M. K. Theodoratus, Fantasy Writer, blogs about the books she reads--mostly fantasy and mystery authors whose books catch her eye and keep her interest. Nothing so formal as a book review, just chats about what she liked. Theodoratus also mutters about her own writing progress or ... lack of it.


Saturday, April 24, 2010

Hooked by an Angel?

There's still time to enter the opening hook contest
as I post this blog.
[ PS: Ended].

The Read...  Picked up an angel novel since they may be the new obsession, like replacing vampires and werewoves.  Thomas E. Sniegoski's  Dancing on the Head of a Pin hooked me in the book store.   After reading the cover content, I couldn't resist the opening:
"It isn't easy being a human.
      "And it was never more obvious to Remy Chandler than it was now, as he stared across the desk at the foul thing pretending to be a man."

This book has a lot going for it.  The writing is lean, mean, and right on.  Consider this example from the book:  "The Seraphim waited patiently just below the surface, as if it had somehow known that its fury would be called upon.  Dropping the mental barriers just a crack Remy allowed a small portion of the power to emerge, feeling the fire of Heaven flow through his body to ignite his hands.
        "I wouldn't do that if I were you," one of his attackers warned."
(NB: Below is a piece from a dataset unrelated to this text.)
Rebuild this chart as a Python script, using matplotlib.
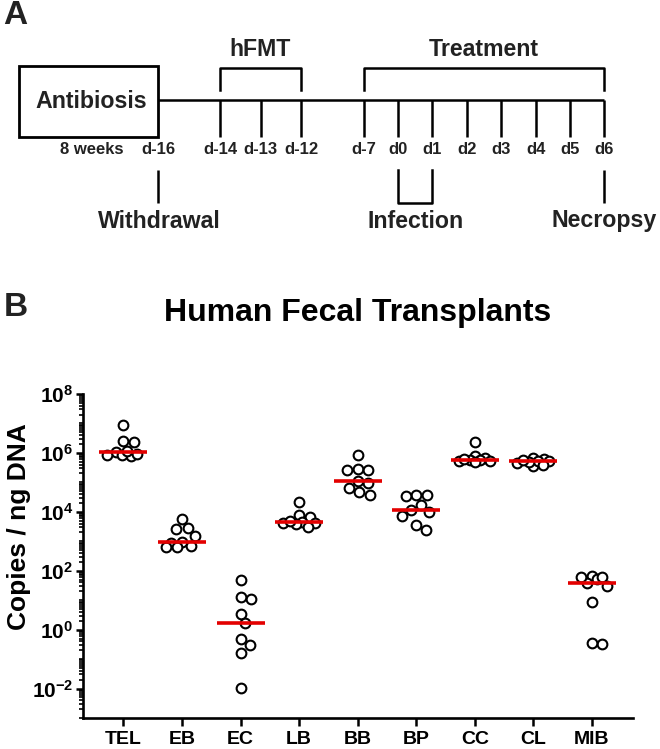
import numpy as np
import matplotlib
matplotlib.use('Agg')
import matplotlib.pyplot as plt
from matplotlib.patches import Rectangle
from matplotlib.ticker import FixedLocator, LogLocator, NullFormatter

plt.rcParams['font.family'] = ['Liberation Sans', 'DejaVu Sans']
plt.rcParams['font.weight'] = 'bold'
plt.rcParams['mathtext.fontset'] = 'custom'
plt.rcParams['mathtext.rm'] = 'Liberation Sans:bold'
plt.rcParams['mathtext.bf'] = 'Liberation Sans:bold'
plt.rcParams['mathtext.it'] = 'Liberation Sans:bold:italic'

# --- data (copies / ng DNA) ---
groups = ['TEL', 'EB', 'EC', 'LB', 'BB', 'BP', 'CC', 'CL', 'MIB']
tel = [8.7e6, 2.45e6, 2.35e6, 1.05e6, 8.5e5, 7.9e5, 8.9e5, 8.3e5, 1.12e6]
eb = [5500, 2700, 2800, 1480, 930, 890, 620, 680, 615]
ec = [50, 11, 12.9, 3.5, 1.66, 0.31, 0.48, 0.16, 0.0102]
lb = [21400, 7600, 6600, 4470, 4070, 3800, 4170, 3160, 5010]
bb = [2.57e5, 9.8e4, 3.7e4, 8.5e5, 2.8e5, 6.6e4, 2.6e5, 1.12e5, 4.7e4]
bp = [36300, 36000, 34700, 11500, 17000, 9800, 7200, 2400, 3550]
cc = [2.4e6, 7.6e5, 6.9e5, 5.75e5, 5.6e5, 5.5e5, 5.25e5, 5.0e5, 6.0e5]
cl = [4.5e5, 6.9e5, 6.2e5, 3.6e5, 5.4e5, 5.35e5, 3.9e5, 5.0e5, 5.75e5]
mib = [65, 39, 52, 30, 62, 61, 8.5, 0.33, 0.35]
values = [tel, eb, ec, lb, bb, bp, cc, cl, mib]

# timeline schematic
week_label = '8 weeks'
hfmt_days = ['d-14', 'd-13', 'd-12']
treat_days = ['d-7', 'd0', 'd1', 'd2', 'd3', 'd4', 'd5', 'd6']

TXT = '#222222'

fig = plt.figure(figsize=(6.6, 7.49), dpi=100)

# ---------------- panel A (drawn in pixel coords) ----------------
a = fig.add_axes([0, 0, 1, 1])
a.set_xlim(0, 660)
a.set_ylim(749, 0)
a.axis('off')
lw = 1.8

hx = [220 + 40.5 * k for k in range(len(hfmt_days))]
tx = [364] + [398 + 34.4 * k for k in range(len(treat_days) - 1)]

a.add_patch(Rectangle((19, 66), 139, 71, fill=False, lw=2.0, ec='black'))
a.plot([158, tx[-1]], [100, 100], color='black', lw=lw, solid_capstyle='butt')
for x in hx + tx:
    a.plot([x, x], [100, 137], color='black', lw=lw, solid_capstyle='butt')
a.plot([hx[0], hx[0], hx[-1], hx[-1]], [90, 68, 68, 90], color='black', lw=lw)
a.plot([tx[0], tx[0], tx[-1], tx[-1]], [90, 68, 68, 90], color='black', lw=lw)
a.plot([158, 158], [170, 203], color='black', lw=lw, solid_capstyle='butt')
a.plot([tx[1], tx[1], tx[2], tx[2]], [170, 203, 203, 170], color='black', lw=lw)
a.plot([tx[-1], tx[-1]], [170, 203], color='black', lw=lw, solid_capstyle='butt')

big = dict(fontsize=16.7, color=TXT, ha='center', va='center', fontweight='bold')
small = dict(fontsize=12, color=TXT, ha='center', va='center', fontweight='bold')
a.text(91, 102, 'Antibiosis', **big)
a.text((hx[0] + hx[-1]) / 2, 50, 'hFMT', **big)
a.text((tx[0] + tx[-1]) / 2, 50, 'Treatment', **big)
a.text(91.5, 149, week_label, **small)
a.text(158, 149, 'd-16', **small)
for x, d in zip(hx + tx, hfmt_days + treat_days):
    a.text(x, 149, d, **small)
a.text(159, 221, 'Withdrawal', **big)
a.text((tx[1] + tx[2]) / 2, 221, 'Infection', **big)
a.text(tx[-1], 221, 'Necropsy', **big)
a.text(3, 16, 'A', fontsize=24, color=TXT, ha='left', va='center', fontweight='bold')
a.text(4, 308, 'B', fontsize=24, color=TXT, ha='left', va='center', fontweight='bold')

# ---------------- panel B ----------------
fig.text(358 / 660, 1 - 313 / 749, 'Human Fecal Transplants', fontsize=23,
         ha='center', va='center', fontweight='bold', color='black')
fig.text(19 / 660, 1 - 527 / 749, 'Copies / ng DNA', fontsize=19, rotation=90,
         ha='center', va='center', fontweight='bold', color='black')

ax = fig.add_axes([83 / 660, 31 / 749, 550 / 660, 324 / 749])
ax.set_yscale('log')
ax.set_ylim(1e-3, 1e8)
ax.set_xlim(-0.69, len(groups) - 1 + 0.70)

# simple swarm: keep points within +-16 px of the group centre, overlap if crowded
diam = 10.5
steps = np.arange(0, 16.5, 0.5)
cand = [0.0] + [s for st in steps[1:] for s in (st, -st)]
ppu = ax.transData.transform((1, 1))[0] - ax.transData.transform((0, 1))[0]
for i, vals in enumerate(values):
    v = np.array(vals, dtype=float)
    pts = ax.transData.transform(np.column_stack([np.full(len(v), i), v]))
    ypx = pts[:, 1]
    placed = []
    dxs = np.zeros(len(v))
    for k in np.argsort(-ypx):
        best, best_d = 0.0, -1.0
        for dx in cand:
            d = min([np.hypot(dx - px, ypx[k] - py) for px, py in placed] or [1e9])
            if d >= diam:
                best = dx
                break
            if d > best_d + 0.5:
                best, best_d = dx, d
        placed.append((best, ypx[k]))
        dxs[k] = best
    ax.plot(i + dxs / ppu, v, 'o', ms=7.0, mfc='white', mec='black', mew=1.5,
            zorder=3, clip_on=False)
    ax.hlines(np.median(v), i - 0.41, i + 0.41, color='#e30000', lw=2.6, zorder=4)

for s in ['top', 'right']:
    ax.spines[s].set_visible(False)
for s in ['left', 'bottom']:
    ax.spines[s].set_linewidth(1.9)

ax.set_xticks(range(len(groups)))
ax.set_xticklabels(groups, fontsize=14, fontweight='bold')
major = [10.0 ** e for e in range(-2, 9, 2)]
ax.yaxis.set_major_locator(FixedLocator(major))
ax.set_yticklabels([r'$10^{%d}$' % e for e in range(-2, 9, 2)], fontsize=15)
ax.yaxis.set_minor_locator(LogLocator(base=10, subs=np.arange(1, 10), numticks=30))
ax.yaxis.set_minor_formatter(NullFormatter())
ax.tick_params(axis='y', which='major', length=5, width=1.8, pad=2, direction='out')
ax.tick_params(axis='y', which='minor', length=3, width=1.2, direction='out')
ax.tick_params(axis='x', which='major', length=6, width=1.8, pad=3, direction='out')

fig.savefig('out.png', dpi=100)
At one level, the story line is a classic good against evil, which is well set up in the first third, with a twist at the end with a touch of gray.  On another, I couldn't immerse myself in the story line as I prefer to do .

Remy, while an angel fighting to stay on earth, is obsessed with lesser beings, including a human women who he married.  The obsession kept pulling my out of the story in spite of the good writing.  Why?  I kept thinking about bonobos, a being of lesser intellect than humans.  Just as humans are a lesser intellect than Seraphims and the other angels, by definition.  [It's surprisising where orthodoxy appears, even in an iconoclastic brain.]

Sniegoski kept knocking his main character against the prejudices I had left over from growing up.  First, the few dumb guys I dated.  Then, the tragedies of the women married to really dumb men when I was growing up.  Fortunately, both my parents were smart people. -- The book is on the trade pile.  Our experiences influence our reading as well as our writing.

Progress ...  I'm beginning to think my novel hopefuls share a common genetic  flaw.  They start in the wrong place.  At the moment, I don't think I'll search for a cure.  You need an ending before you can edit your book.

Trivia...  I think spring as really sprung.  Can summer be far behind?